# [Task]
Locate every line that holds the string "script" and copy it.
━━ Provided records
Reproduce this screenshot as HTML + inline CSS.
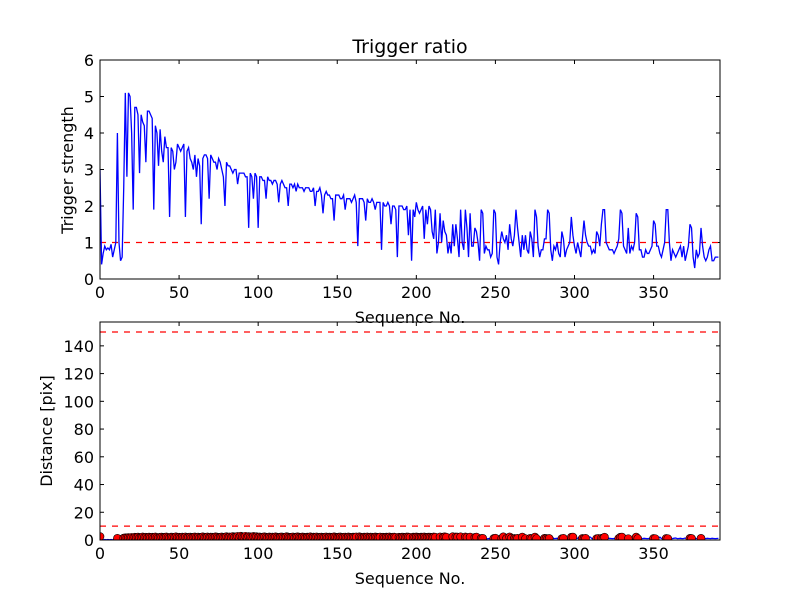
<!DOCTYPE html>
<html><head><meta charset="utf-8"><style>
body{margin:0;background:#fff;}
svg text{font-family:"DejaVu Sans","Liberation Sans",sans-serif;fill:#000;}
</style></head><body>
<svg id="chart" width="800" height="600" xmlns="http://www.w3.org/2000/svg">
<rect width="800" height="600" fill="#fff"/>
</svg>
<script>
const ratio = [
3.0,0.4,0.7,0.9,0.8,0.85,0.8,0.95,0.6,0.8,
1.0,4.0,1.0,0.5,0.6,2.5,5.1,2.8,5.1,5.0,
4.0,1.9,4.7,4.7,4.5,2.9,4.5,4.3,4.2,3.2,
4.6,4.6,4.5,4.4,1.9,4.2,4.0,3.1,4.1,3.5,
3.2,3.9,3.6,3.6,1.7,3.6,3.5,3.0,3.2,3.7,
3.6,3.5,3.6,3.7,1.7,3.5,3.6,3.3,3.2,3.0,
3.4,2.8,3.3,3.1,1.5,3.3,3.4,3.4,3.3,2.2,
3.4,3.3,3.2,3.2,3.0,3.3,3.2,3.0,2.8,2.0,
3.2,3.1,3.1,3.0,2.9,3.0,3.0,2.6,2.9,2.9,
2.9,2.9,2.8,2.8,1.4,2.9,2.8,2.2,2.9,2.8,
1.4,2.8,2.8,2.7,2.7,2.2,2.8,2.7,2.7,2.6,
2.7,2.7,2.6,2.1,2.6,2.7,2.6,2.5,2.5,2.0,
2.6,2.6,2.5,2.6,2.4,2.6,2.5,2.5,2.5,2.4,
2.5,2.5,2.5,2.4,2.4,2.5,2.0,2.4,2.4,2.5,
2.3,1.8,2.3,2.4,2.3,2.3,2.2,2.2,1.6,2.3,
2.3,2.3,2.2,2.2,2.3,1.9,2.2,2.2,2.2,2.1,
2.2,2.3,2.1,0.9,2.2,2.2,2.2,2.1,1.6,2.2,
2.1,2.1,2.2,2.1,1.9,2.1,2.1,2.1,0.8,2.1,
2.0,2.0,2.1,2.0,1.5,2.0,2.0,1.9,0.6,2.0,
2.0,2.0,1.9,1.9,2.0,1.2,1.9,0.5,1.9,1.7,
2.1,1.9,1.8,1.9,2.0,1.1,1.9,1.5,2.0,1.9,
1.3,1.1,1.9,0.7,1.0,1.8,1.0,1.6,1.3,1.2,
0.7,1.0,0.7,1.5,0.9,1.5,1.1,0.6,1.9,1.0,
0.8,1.9,1.4,0.6,1.8,0.9,0.9,1.4,1.3,1.0,
0.5,1.9,1.8,0.7,0.9,0.8,0.8,0.6,0.7,1.9,
1.8,0.6,0.4,1.0,1.3,1.1,1.0,1.2,0.8,1.5,
1.1,0.9,1.2,1.9,1.4,1.0,0.6,1.2,0.8,1.2,
0.8,0.7,1.3,1.1,0.6,1.9,1.7,0.9,0.6,0.8,
0.8,1.1,1.1,1.9,1.8,0.8,0.5,0.9,0.8,1.0,
0.7,0.6,1.3,1.1,0.6,0.8,0.9,1.0,1.7,1.2,
0.9,0.7,1.0,0.8,0.6,1.1,1.6,1.2,1.0,0.9,
0.9,0.7,0.8,0.7,1.3,1.2,0.9,1.5,1.9,1.9,
1.0,0.9,0.8,0.8,0.8,0.7,0.8,0.9,1.1,1.9,
1.8,0.9,0.8,0.7,1.4,0.7,0.9,0.8,1.0,1.8,
1.7,0.8,0.8,0.6,0.6,0.8,0.7,0.7,0.8,0.9,
1.6,1.5,0.9,0.9,0.7,0.6,0.8,1.0,1.9,1.9,
1.0,0.5,0.8,0.7,0.6,0.7,0.8,0.9,0.6,0.9,
0.5,0.7,0.9,1.5,1.4,0.6,0.3,0.8,0.6,0.7,
1.4,0.9,0.6,0.5,0.6,0.8,0.9,0.5,0.5,0.6,
0.6,0.6];
const distance = [
2.5,0.3,0.2,0.3,0.2,0.3,0.2,0.3,0.2,0.3,0.5,1.2,0.4,0.3,0.3,1.4,1.6,1.5,1.8,1.7,
1.9,1.6,2.0,1.8,2.1,1.7,1.9,2.2,1.8,2.0,1.7,2.1,1.9,2.0,1.8,2.2,1.9,1.7,2.0,2.1,
1.8,2.0,2.2,1.9,1.7,2.1,2.0,1.8,2.3,1.9,2.0,1.8,2.1,1.9,2.2,1.7,2.0,2.1,1.8,2.0,
2.2,1.9,2.1,1.8,2.0,2.3,1.9,2.0,2.2,1.8,2.1,2.0,1.9,2.3,2.1,1.8,2.0,2.2,1.9,2.1,
2.4,2.0,2.2,1.9,2.5,2.1,2.3,2.6,2.0,2.8,2.4,2.2,2.7,2.1,2.5,2.3,2.0,2.6,2.2,2.4,
2.0,2.2,1.9,2.1,2.3,2.0,1.8,2.2,2.0,2.1,1.9,2.3,2.0,1.8,2.1,2.2,1.9,2.0,2.4,2.1,
1.9,2.0,2.2,1.8,2.1,2.3,2.0,1.9,2.2,2.0,1.8,2.1,2.0,2.3,1.9,2.1,2.0,2.2,1.8,2.0,
2.1,1.9,2.0,2.2,1.8,2.1,2.0,1.9,2.3,2.0,1.8,2.1,2.2,1.9,2.0,2.1,1.8,2.2,2.0,1.9,
2.1,2.0,2.2,1.9,2.3,2.0,1.8,2.1,2.0,2.2,1.9,2.1,2.0,1.8,2.2,2.0,1.9,2.1,2.3,2.0,
1.9,2.1,2.0,2.2,1.8,2.0,2.1,1.9,2.2,2.0,1.8,2.1,2.0,1.9,2.2,2.1,1.9,2.0,2.1,2.0,
2.2,2.0,1.9,2.1,2.0,2.2,1.9,2.0,2.1,2.0,1.9,2.2,2.0,2.1,1.9,2.2,2.0,2.1,2.3,2.0,
2.2,2.1,1.9,2.4,2.0,2.2,2.1,1.9,2.3,2.0,2.1,2.2,1.9,2.6,2.1,2.0,2.2,1.9,2.1,2.0,
1.0,1.1,1.2,2.6,1.0,0.9,1.1,1.0,1.2,1.1,1.3,1.2,2.1,1.0,1.1,2.3,2.0,1.1,1.0,2.2,
1.2,1.0,1.1,1.0,1.2,2.0,1.1,2.1,2.2,1.0,1.1,2.1,1.2,1.0,1.1,2.1,1.0,1.1,2.0,1.2,
1.0,1.2,1.1,1.0,1.1,1.2,2.0,1.0,1.1,1.2,1.0,1.1,1.0,1.2,2.1,1.0,1.1,2.2,2.0,2.1,
1.0,1.1,1.2,2.3,1.0,1.1,1.0,1.2,1.0,2.2,2.1,1.0,1.1,1.2,1.0,1.1,1.0,1.2,1.1,2.0,
1.1,1.0,1.2,1.1,1.0,1.1,1.2,1.0,1.1,2.0,2.1,1.0,1.2,1.1,1.0,1.1,1.2,1.0,1.1,2.1,
1.0,1.2,1.1,1.0,1.2,1.1,1.0,1.1,1.2,1.0,1.1,1.0,1.2,1.0,2.1,1.1,1.0,1.2,1.1,1.0,
1.1,1.2,1.0,1.3,1.4,1.0,1.1,1.2,1.0,1.1,1.4,1.0,1.1,1.2,1.1,1.0,1.2,1.1,1.0,1.1,
1.2,1.1,1.3,1.0,1.2,1.1,1.0,1.2,1.1,1.0,1.1,1.2];
const xTicks = [0,50,100,150,200,250,300,350];
const yTicksTop = [0,1,2,3,4,5,6];
const yTicksBot = [0,20,40,60,80,100,120,140];
const thresholdTop = [1];
const thresholdBot = [10,150];
const xMax = 392, yMaxTop = 6, yMaxBot = 157.2;

const NS = "http://www.w3.org/2000/svg";
const svg = document.getElementById('chart');
function mk(tag, attrs, parent){const e=document.createElementNS(NS,tag);for(const k in attrs)e.setAttribute(k,attrs[k]);(parent||svg).appendChild(e);return e;}

const L=100,R=720;
const top1=60,bot1=279,top2=322,bot2=540;
const xs = v => L + v/xMax*(R-L);
const yT = v => bot1 - v/yMaxTop*(bot1-top1);
const yB = v => bot2 - v/yMaxBot*(bot2-top2);

function axes(top,bot,ys,yticks,name,clipId){
  const g=mk('g',{});
  
  
  const cp=mk('clipPath',{id:clipId},g);
  mk('rect',{x:L,y:top,width:R-L,height:bot-top},cp);
  xTicks.forEach(t=>{
    const x=xs(t);
    mk('line',{x1:x,x2:x,y1:bot,y2:bot-4,stroke:'#000'},g);
    mk('line',{x1:x,x2:x,y1:top,y2:top+4,stroke:'#000'},g);
    const tx=mk('text',{x:x,y:bot+19,'text-anchor':'middle','font-size':16},g);
    tx.textContent=t;
    
    
  });
  yticks.forEach(t=>{
    const y=ys(t);
    mk('line',{x1:L,x2:L+4,y1:y,y2:y,stroke:'#000'},g);
    mk('line',{x1:R,x2:R-4,y1:y,y2:y,stroke:'#000'},g);
    const tx=mk('text',{x:L-6,y:y+6,'text-anchor':'end','font-size':16},g);
    tx.textContent=t;
    
    
  });
  return g;
}

// Top plot
const g1=axes(top1,bot1,yT,yTicksTop,'top','c1');
const pg1=mk('g',{'clip-path':'url(#c1)'});


thresholdTop.forEach(v=>{
  const l=mk('line',{x1:L,x2:R,y1:yT(v),y2:yT(v),stroke:'#f00','stroke-width':1.3,'stroke-dasharray':'6,6'},pg1);
  
  
});
const p1=mk('polyline',{points:ratio.map((v,i)=>xs(i)+','+yT(v)).join(' '),fill:'none',stroke:'#00f','stroke-width':1.3},pg1);


mk('rect',{x:L,y:top1,width:R-L,height:bot1-top1,fill:'none',stroke:'#000','stroke-width':1});
let t=mk('text',{x:410,y:53,'text-anchor':'middle','font-size':19});t.textContent='Trigger ratio';


t=mk('text',{x:410,y:323,'text-anchor':'middle','font-size':16});t.textContent='Sequence No.';


t=mk('text',{x:73,y:170,'text-anchor':'middle','font-size':16,transform:'rotate(-90 73 170)'});t.textContent='Trigger strength';



// Bottom plot
const g2=axes(top2,bot2,yB,yTicksBot,'bottom','c2');
const pg2=mk('g',{'clip-path':'url(#c2)'});


thresholdBot.forEach(v=>{
  const l=mk('line',{x1:L,x2:R,y1:yB(v),y2:yB(v),stroke:'#f00','stroke-width':1.3,'stroke-dasharray':'6,6'},pg2);
  
  
});
const p2=mk('polyline',{points:distance.map((v,i)=>xs(i)+','+yB(v)).join(' '),fill:'none',stroke:'#00f','stroke-width':1.3},pg2);


distance.forEach((v,i)=>{
  if(ratio[i]>1 || i===0){
    const c=mk('circle',{cx:xs(i),cy:yB(v),r:4,fill:'#f00',stroke:'#000','stroke-width':0.6},pg2);
    
    
  }
});
mk('rect',{x:L,y:top2,width:R-L,height:bot2-top2,fill:'none',stroke:'#000','stroke-width':1});
t=mk('text',{x:410,y:584,'text-anchor':'middle','font-size':16});t.textContent='Sequence No.';


t=mk('text',{x:52,y:431,'text-anchor':'middle','font-size':16,transform:'rotate(-90 52 431)'});t.textContent='Distance [pix]';


</script>
</body></html>
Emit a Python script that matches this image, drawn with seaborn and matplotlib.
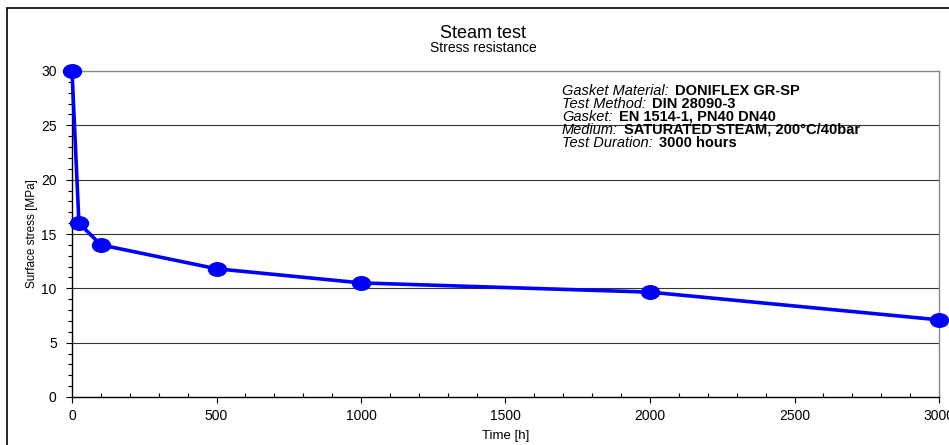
━━━━
# [Complete response]
<script>
</script>
Emit a Python script that matches this image, drawn with seaborn and matplotlib.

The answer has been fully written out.